■ ENTRIES SUPPLIED:
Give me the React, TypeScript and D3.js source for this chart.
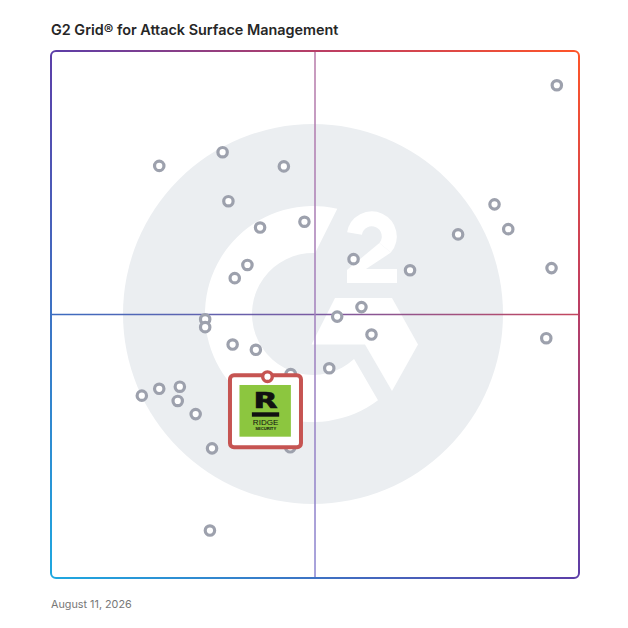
import * as d3 from 'd3';
import React from 'react';

const title = 'G2 Grid® for Attack Surface Management';
const dateLabel = 'August 11, 2026';

// satisfaction (x) and market presence (y), 0..100
const satisfaction = [
    95.8, 20.5, 32.5, 44.1, 33.6, 48.0, 39.6, 84.0, 86.6, 77.1, 57.3,
    68.0, 94.8, 37.2, 34.8, 58.8, 54.2, 29.2, 29.2, 60.7, 93.8, 34.4,
    38.8, 52.7, 45.4, 24.4, 20.5, 17.2, 24.0, 27.4, 30.5, 45.3, 30.1,
];
const marketPresence = [
    93.5, 78.2, 80.8, 78.1, 71.5, 67.6, 66.5, 70.9, 66.2, 65.2, 60.5,
    58.4, 58.8, 59.4, 56.9, 51.4, 49.6, 49.1, 47.6, 46.2, 45.5, 44.3,
    43.3, 39.8, 38.7, 36.3, 35.9, 34.6, 33.6, 31.1, 24.6, 24.8, 9.0,
];
const featuredName = 'RIDGE';
const featuredSub = 'SECURITY';
const featuredX = 41.0;
const featuredY = 38.2;

const W = 628, H = 628;
const m = { top: 51, right: 49, bottom: 50, left: 51 };

const x = d3.scaleLinear().domain([0, 100]).range([m.left, W - m.right]);
const y = d3.scaleLinear().domain([0, 100]).range([H - m.bottom, m.top]);

// G2 watermark
const cx = 313, cy = 314;
function ringPath() {
    const Ro = 108, Ri = 61;
    const rad = (a: number) => (a * Math.PI) / 180;
    const p = d3.path();
    p.moveTo(cx + Ro * Math.cos(rad(-77)), cy + Ro * Math.sin(rad(-77)));
    // big arc the long way round the left side
    p.arc(cx, cy, Ro, rad(-77), rad(53), true);
    p.lineTo(cx + Ri * Math.cos(rad(47.7)), cy + Ri * Math.sin(rad(47.7)));
    p.arc(cx, cy, Ri, rad(47.7), rad(-88), false);
    p.closePath();
    return p.toString();
}
const chevron = [[335, 298], [392, 298], [418, 344.5], [392, 391], [365, 344.5], [311.5, 344.5]];
const two = [[379.4, 242.9], [390.9, 252.6], [366, 269], [397, 269], [397, 283], [347, 283], [347, 270]];

export default function App() {
    const x0 = x(0), x1 = x(100), y0 = y(0), y1 = y(100);
    const fx = x(featuredX), fy = y(featuredY);
    return (
        <svg width={W} height={H} style={{ position: 'absolute', left: 0, top: 0, background: '#fff' }}>
            <defs>
                <linearGradient id="frame" gradientUnits="userSpaceOnUse" x1={x0} y1={y0} x2={x1} y2={y1}>
                    <stop offset="0" stopColor="#1ea8e0" />
                    <stop offset="0.5" stopColor="#5c3ea8" />
                    <stop offset="0.78" stopColor="#c33f5e" />
                    <stop offset="1" stopColor="#ff5528" />
                </linearGradient>
                <linearGradient id="hdiv" gradientUnits="userSpaceOnUse" x1={x0} y1={0} x2={x1} y2={0}>
                    <stop offset="0" stopColor="#3c6cc0" />
                    <stop offset="0.5" stopColor="#7a5aa2" />
                    <stop offset="1" stopColor="#c4465e" />
                </linearGradient>
                <linearGradient id="vdiv" gradientUnits="userSpaceOnUse" x1={0} y1={y1} x2={0} y2={y0}>
                    <stop offset="0" stopColor="#b87aa8" />
                    <stop offset="1" stopColor="#8a84d0" />
                </linearGradient>
            </defs>

            <text x={m.left} y={35} fontFamily="Inter, 'Noto Sans', sans-serif" fontWeight={600} fontSize={14.4} fill="#262626">{title}</text>

            <g>
                <circle cx={cx} cy={cy} r={190} fill="#ebeef1" />
                <path d={ringPath()} fill="#fff" />
                <polygon points={chevron.map(p => p.join(',')).join(' ')} fill="#fff" />
                <path d={`M354.5,233.5 A17.5,17.5 0 1 1 385.1,247.75`} fill="none" stroke="#fff" strokeWidth={15} />
                <polygon points={two.map(p => p.join(',')).join(' ')} fill="#fff" />
            </g>

            <line x1={x0} x2={x1} y1={y(50)} y2={y(50)} stroke="url(#hdiv)" strokeWidth={1.5} />
            <line x1={x(50)} x2={x(50) + 0.01} y1={y1} y2={y0} stroke="url(#vdiv)" strokeWidth={1.5} />
            <rect x={x0} y={y1} width={x1 - x0} height={y0 - y1} rx={5} fill="none" stroke="url(#frame)" strokeWidth={2} />

            {satisfaction.map((s, i) => (
                <circle key={i} cx={x(s)} cy={y(marketPresence[i])} r={4.7} fill="#fff" stroke="#9da1ad" strokeWidth={3.2} />
            ))}

            <g>
                <rect x={fx - 37.5} y={fy - 1.5} width={71} height={72} rx={4} fill="#fff" stroke="#c65452" strokeWidth={4} />
                <rect x={fx - 28} y={fy + 8.3} width={51.4} height={51.7} fill="#8cc63f" />
                <text x={fx - 14} y={fy + 31.6} textLength={24} lengthAdjust="spacingAndGlyphs" fontFamily="'DejaVu Sans', sans-serif" fontWeight={700} fontSize={21} fill="#111" stroke="#111" strokeWidth={0.7}>R</text>
                <rect x={fx - 15.6} y={fy + 35.6} width={27.3} height={4.4} fill="#111" />
                <text x={fx - 14.6} y={fy + 48.6} textLength={25.6} lengthAdjust="spacingAndGlyphs" fontFamily="'Liberation Sans', sans-serif" fontSize={8} fill="#111">{featuredName}</text>
                <text x={fx - 12.3} y={fy + 53.8} textLength={21} lengthAdjust="spacingAndGlyphs" fontFamily="'Liberation Sans', sans-serif" fontWeight={700} fontSize={3.8} fill="#111">{featuredSub}</text>
                <circle cx={fx} cy={fy} r={4.8} fill="#fff" stroke="#c65452" strokeWidth={3.4} />
            </g>

            <text x={m.left} y={608} fontFamily="Inter, 'Noto Sans', sans-serif" fontSize={10.8} fill="#777">{dateLabel}</text>
        </svg>
    );
}
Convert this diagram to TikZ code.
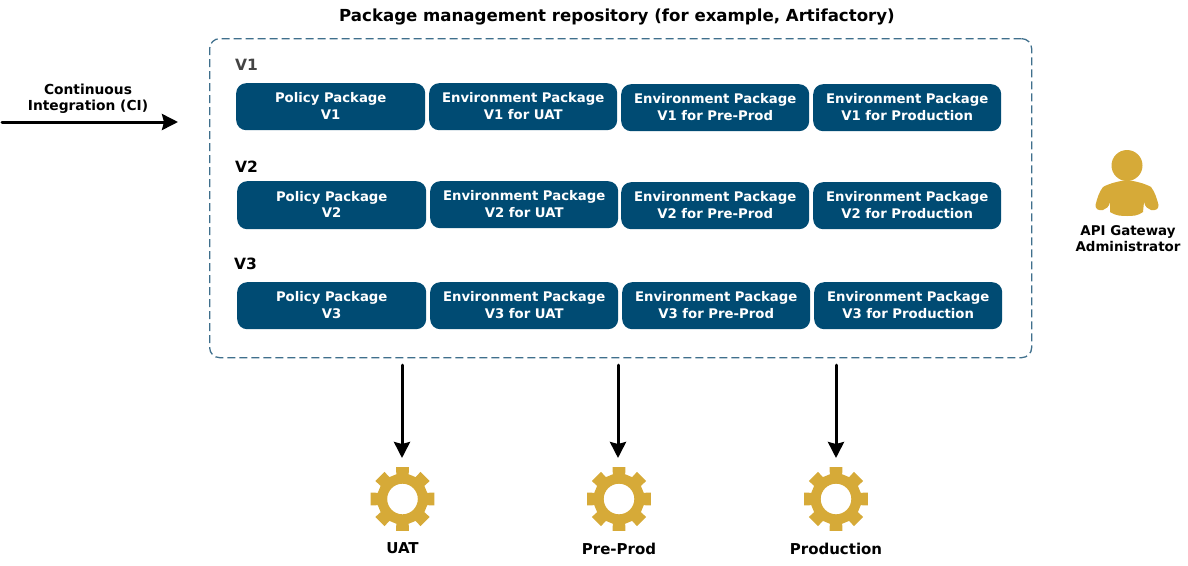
\documentclass[tikz,border=0pt]{standalone}
\usepackage{fontspec}
\setmainfont{DejaVu Sans}
\usetikzlibrary{arrows.meta,calc}
\definecolor{pkgblue}{HTML}{004B73}
\definecolor{gold}{HTML}{D6AA38}
\definecolor{framec}{HTML}{3F6F8C}
\definecolor{vgrey}{HTML}{444444}
\tikzset{
  x=1pt,y=-1pt,
  pkg/.style={fill=pkgblue,draw=none,rounded corners=10pt,text=white,font=\fontsize{13.25}{16}\selectfont\bfseries,align=center,inner sep=0pt,anchor=north west},
  lbl/.style={font=\fontsize{13.4}{16}\selectfont\bfseries,align=center,inner sep=0pt},
  big/.style={font=\fontsize{15}{18}\selectfont\bfseries,inner sep=0pt},
  ver/.style={font=\fontsize{15.5}{18}\selectfont\bfseries,inner sep=0pt,anchor=west},
  flow/.style={draw=black,line width=3pt,line cap=round,-{Stealth[length=16pt,width=16pt,inset=2pt]}},
  anchorpt/.style={circle,minimum size=1pt,inner sep=0pt,draw=none},
}
\newcommand{\pkgbox}[7]{\node[pkg,minimum width=#3pt,minimum height=#4pt] (#5) at (#1,#2) {\raisebox{1.5pt}{\shortstack{#6\\[1.2pt]#7}}};}
\newcommand{\gearshape}[2]{%
  \fill[gold,even odd rule]
   \foreach \k in {0,...,7}{
     \ifnum\k=0 (#1,#2) ++({-90-11.5}:32.5)\else -- ($(#1,#2)+({-90-11.5+45*\k}:32.5)$)\fi
     -- ($(#1,#2)+({-90+11.5+45*\k}:32.5)$)
     -- ($(#1,#2)+({-90+14+45*\k}:25.5)$)
     -- ($(#1,#2)+({-90+31+45*\k}:25.5)$)
   } -- cycle
   (#1,#2) circle[radius=15.3pt];}
\begin{document}
\begin{tikzpicture}
\useasboundingbox (0,0) rectangle (1188,565);
\node[font=\fontsize{16.6}{20}\selectfont\bfseries,inner sep=0pt] (title) at (617,16.5) {Package management repository (for example, Artifactory)};
\node[draw=framec,line width=1.3pt,dash pattern=on 8pt off 4pt,rounded corners=10pt,minimum width=822pt,minimum height=319pt,inner sep=0pt,anchor=north west] (frame) at (209,38) {};
\node[ver,text=vgrey] (v1) at (235,65) {V1};
\node[ver] (v2) at (235,167) {V2};
\node[ver] (v3) at (234,264) {V3};
\pkgbox{236}{83}{189}{47}{a1}{Policy Package}{V1}
\pkgbox{429}{83}{188}{47}{a2}{Environment Package}{V1 for UAT}
\pkgbox{621}{84}{188}{47}{a3}{Environment Package}{V1 for Pre-Prod}
\pkgbox{813}{84}{188}{47}{a4}{Environment Package}{V1 for Production}
\pkgbox{237}{181}{189}{48}{b1}{Policy Package}{V2}
\pkgbox{430}{181}{188}{47}{b2}{Environment Package}{V2 for UAT}
\pkgbox{621}{182}{188}{47}{b3}{Environment Package}{V2 for Pre-Prod}
\pkgbox{813}{182}{188}{47}{b4}{Environment Package}{V2 for Production}
\pkgbox{237}{282}{189}{47}{c1}{Policy Package}{V3}
\pkgbox{430}{282}{188}{47}{c2}{Environment Package}{V3 for UAT}
\pkgbox{622}{282}{188}{47}{c3}{Environment Package}{V3 for Pre-Prod}
\pkgbox{814}{282}{188}{47}{c4}{Environment Package}{V3 for Production}
\node[lbl,font=\fontsize{13.8}{16}\selectfont\bfseries] (ci) at (88,98.5) {Continuous\\Integration (CI)};
\coordinate (cistart) at (2,122);
\coordinate (ciend) at (178,122);
\draw[flow] (cistart) -- (ciend);
\gearshape{402.5}{499}
\gearshape{619}{499}
\gearshape{836}{499}
\node[anchorpt] (guat) at (402,458) {};
\node[anchorpt] (gpre) at (618,458) {};
\node[anchorpt] (gprod) at (836,458) {};
\coordinate (suat) at (402,365);
\coordinate (spre) at (618,365);
\coordinate (sprod) at (836,365);
\draw[flow] (suat) -- (guat.center);
\draw[flow] (spre) -- (gpre.center);
\draw[flow] (sprod) -- (gprod.center);
\node[big] (uat) at (402.5,548.5) {UAT};
\node[big] (pre) at (619,548.5) {Pre-Prod};
\node[big] (prod) at (836,548.5) {Production};
\fill[gold] (1127,165.5) circle[radius=15.5pt];
\fill[gold] (1127,180) .. controls (1120,181) and (1110,183) .. (1103,187)
  .. controls (1099,192) and (1097,199) .. (1095.5,205)
  .. controls (1095,209) and (1099,211) .. (1103,210)
  .. controls (1106,209) and (1109,207) .. (1110,202)
  -- (1110,212) .. controls (1116,216) and (1122,216) .. (1127,216)
  .. controls (1132,216) and (1138,216) .. (1143,212)
  -- (1144,202)
  .. controls (1145,207) and (1148,209) .. (1151,210)
  .. controls (1155,211) and (1159,209) .. (1158.5,205)
  .. controls (1157,199) and (1155,192) .. (1151,187)
  .. controls (1144,183) and (1134,181) .. (1127,180) -- cycle;
\node[lbl] (admin) at (1128,239) {API Gateway\\Administrator};
\end{tikzpicture}
\end{document}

■ BRIEF: Pictures excluded, repeat exactly the lines from the top of the material through the line with "const dateLabel = 'August 11, 2026';", including both of those lines.

■ REPLY TO THE TASK:
Give me the React, TypeScript and D3.js source for this chart.
import * as d3 from 'd3';
import React from 'react';

const title = 'G2 Grid® for Attack Surface Management';
const dateLabel = 'August 11, 2026';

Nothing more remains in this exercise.